Random Forest Meta-Analysis Models

Fits a study-bootstrap random forest for meta-analytic data without modifying the core estimation() pipeline. The function borrows the same data preparation patterns used in mars for univariate, multivariate, and multilevel inputs, then trains a forest-style ensemble of weighted regression trees with random predictor subsampling.

Usage

mars_rf(
  data,
  studyID,
  effectID = NULL,
  sample_size = NULL,
  effectsize_type = NULL,
  formula = NULL,
  variable_names = NULL,
  effectsize_name = NULL,
  variance = NULL,
  varcov_type,
  structure = "univariate",
  intercept = FALSE,
  missing = "remove",
  multivariate_covs = NULL,
  num_trees = 500L,
  mtry = NULL,
  minsplit = 10L,
  minbucket = 5L,
  cp = 0.001,
  maxdepth = 30L,
  sample_fraction = 1,
  seed = NULL,
  importance = TRUE,
  ...
)

Arguments

data: Data used for analysis.
studyID: Character string representing the study ID.
effectID: Character string representing the effect size ID for multivariate inputs.
sample_size: Character string representing study sample size.
effectsize_type: Type of effect size being analyzed, such as "cor" or "smd".
formula: Formula used for univariate or multilevel models.
variable_names: Vector of variables used for correlation synthesis in multivariate models.
effectsize_name: Character string naming the effect size column.
variance: Character string naming the variance column for formula-based fits.
varcov_type: Type of within-study variance-covariance structure.
structure: Structure label. Use "univariate" or "multilevel" for formula-based models. Multivariate models are inferred from effectsize_type.
intercept: Whether the multivariate design matrix should include an intercept.
missing: Missing-data handling mode. Use "remove", "keep", or "em".
multivariate_covs: One-sided formula specifying moderator covariates for multivariate models.
num_trees: Number of trees in the forest.
mtry: Number of candidate predictors randomly selected for each tree. Defaults to floor(sqrt(p)).
minsplit, minbucket: Tree-growing control parameters.
cp: Minimum split-improvement threshold for growing a new node.
maxdepth: Maximum tree depth.
sample_fraction: Fraction of studies sampled with replacement for each tree.
seed: Optional random seed.
importance: Logical; if TRUE, aggregate split-based variable importance across trees.
...: Not currently used.

Value

A list of class "mars_rf" containing the fitted forest, fitted and OOB predictions, variable importance, and the preprocessed meta-analytic data used by the model.

Details

This implementation is an honest first release of structure-aware random forests in mars. It is fully internal to the package and does not depend on rpart, ranger, or randomForest. The univariate path uses weighted tree fitting, the multivariate path uses covariance-aware node fitting and leaf-level meta-analytic GLS refinement, and the multilevel path uses random-effect-aware node fitting with node-level mixed-model refinement.

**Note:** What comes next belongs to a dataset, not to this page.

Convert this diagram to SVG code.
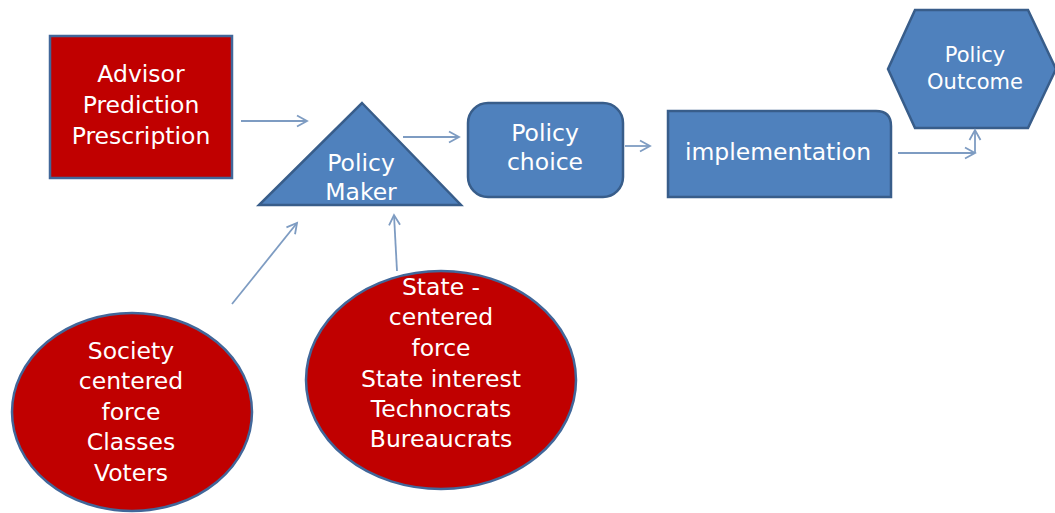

Split search is still approximate for speed: candidate splits are screened with the package's internal structure-aware objective, while realized nodes are then refined with likelihood-based meta-analytic fits when possible. This means mars_rf() is already useful for exploratory structure-aware forest modeling, but it should not yet be described as a fully exact likelihood-optimized meta-analytic forest at every candidate split.

mars_rf() currently supports three analysis paths:

Univariate: weighted tree ensembles using study-level resampling and inverse-variance style case weights.
Multivariate: covariance-aware forests that use within-study covariance in node scoring and fit node-level GLS refinements for prediction.
Multilevel: forests that respect nested grouping through grouped resampling, random-effect-aware node scoring, and node-level mixed-model refinements for prediction.

The function is intended for exploratory moderator detection, nonlinear pattern discovery, and structure-aware prediction inside meta-analytic data. Users who need the exact likelihood-based estimators reported by the core package should continue to use mars() for confirmatory model fitting.

Examples

rf_uni <- mars_rf(
  data = teacher_expectancy,
  formula = yi ~ year + weeks + factor(setting) + factor(tester),
  studyID = "study",
  variance = "vi",
  varcov_type = "univariate",
  structure = "univariate",
  num_trees = 25,
  seed = 123
)
summary(rf_uni)
#> Random forest meta-analysis
#> Structure: univariate 
#> Trees: 25 
#> Predictors: year, weeks, factor.setting., factor.tester. 
#> OOB coverage: 100 %
#> OOB RMSE: 0.2145 
#> OOB R-squared: 0.0341 
#> 
#> Top variable importance:
#>        predictor importance
#>            weeks  54.363200
#>   factor.tester.  12.337263
#>             year   8.323145
#>  factor.setting.   0.000000

rf_multi <- mars_rf(
  data = becker09,
  studyID = "ID",
  sample_size = "N",
  effectID = "numID",
  effectsize_type = "cor",
  varcov_type = "weighted",
  variable_names = c(
    "Cognitive_Performance",
    "Somatic_Performance",
    "Selfconfidence_Performance",
    "Somatic_Cognitive",
    "Selfconfidence_Cognitive",
    "Selfconfidence_Somatic"
  ),
  multivariate_covs = ~ Team,
  num_trees = 25,
  seed = 123
)
head(rf_importance(rf_multi))
#>   predictor importance
#> 1 effect_id 0.90689609
#> 2      Team 0.09310391